Written request: Gather the lines that hold the string "seaborn".

* Begin *

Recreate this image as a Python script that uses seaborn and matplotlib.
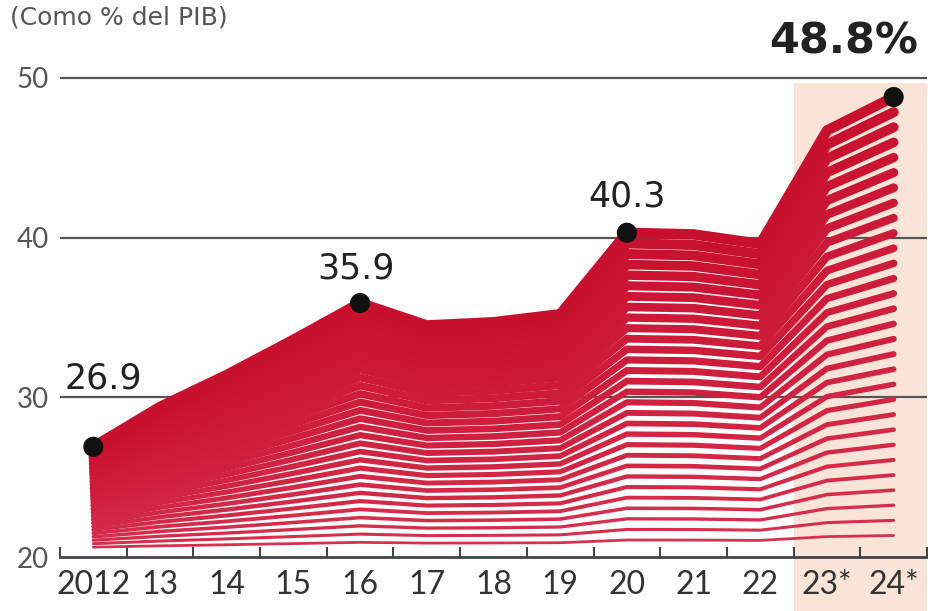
import pandas as pd
import matplotlib
matplotlib.use("Agg")
import matplotlib.pyplot as plt
import seaborn as sns

# Deuda como % del PIB
years = ['2012', '13', '14', '15', '16', '17', '18', '19', '20', '21', '22', '23*', '24*']
debt = [26.9, 29.4, 31.4, 33.6, 35.9, 34.5, 34.7, 35.2, 40.3, 40.2, 39.6, 46.7, 48.8]
highlight_idx = [0, 4, 8, 12]
highlight_txt = ['26.9', '35.9', '40.3', '48.8%']
yticks = [20, 30, 40, 50]

base = 20.4
n_lines = 30

sns.set_theme(style="white")
plt.rcParams['font.family'] = ['Lato', 'DejaVu Sans']

# stripes: scaled copies of the curve between the base and the data line
rows = []
for k in range(1, n_lines + 1):
    for i, v in enumerate(debt):
        rows.append({'x': i, 'value': base + (v - base) * k / n_lines, 'level': k})
stripes = pd.DataFrame(rows)

fig = plt.figure(figsize=(9.29, 6.11), dpi=100)
ax = fig.add_axes([60 / 929, 54 / 611, 867 / 929, 557 / 611])

# forecast band
ax.axvspan(10.5, 12.5, ymin=-0.1, ymax=0.851, color='#fae4d8', zorder=0,
           clip_on=False, lw=0)
ax.hlines([30, 40, 50], -0.5, 12.5, color='#555555', lw=1.6, zorder=1)

palette = sns.blend_palette(['#d6304e', '#c8102e'], n_lines)
sns.lineplot(data=stripes, x='x', y='value', hue='level', size='level',
             palette=palette, sizes=(2.0, 7.5), legend=False, errorbar=None,
             ax=ax, zorder=2)

hy = [debt[i] for i in highlight_idx]
sns.scatterplot(x=highlight_idx, y=hy, color='#111111', s=210, edgecolor='none',
                ax=ax, zorder=5)

offsets = [(7, 49), (-3, 25), (0, 26), (-36, 40)]
for i, txt, off in zip(highlight_idx, highlight_txt, offsets):
    bold = txt.endswith('%')
    ax.annotate(txt, (i, debt[i]), xytext=off, textcoords='offset points',
                ha='center', va='center', color='#222222', family='DejaVu Sans',
                fontsize=31 if bold else 25, fontweight='bold' if bold else 'normal')

ax.set_xlim(-0.5, 12.5)
ax.set_ylim(20, 54.875)
ax.set_xticks(range(len(years)))
ax.set_xticklabels(years)
ax.set_xticks([i - 0.5 for i in range(len(years) + 1)], minor=True)
ax.set_yticks(yticks)
ax.tick_params(axis='x', which='major', length=0, pad=9, labelsize=23, labelcolor='#333333')
ax.tick_params(axis='x', which='minor', direction='in', length=7, width=1.5,
               color='#444444', bottom=True)
ax.tick_params(axis='y', length=0, pad=8, labelsize=20, labelcolor='#555555')
ax.set_xlabel('')
ax.set_ylabel('')

for s in ['top', 'right', 'left']:
    ax.spines[s].set_visible(False)
ax.spines['bottom'].set_color('#444444')
ax.spines['bottom'].set_linewidth(2)
ax.spines['bottom'].set_zorder(6)

fig.text(10 / 929, 1 - 6 / 611, '(Como % del PIB)', ha='left', va='top',
         fontsize=18, color='#555555', family='DejaVu Sans')

fig.savefig('out.png', dpi=100)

* End *

Exercise answer:
Recreate this image as a Python script that uses seaborn and matplotlib.
import seaborn as sns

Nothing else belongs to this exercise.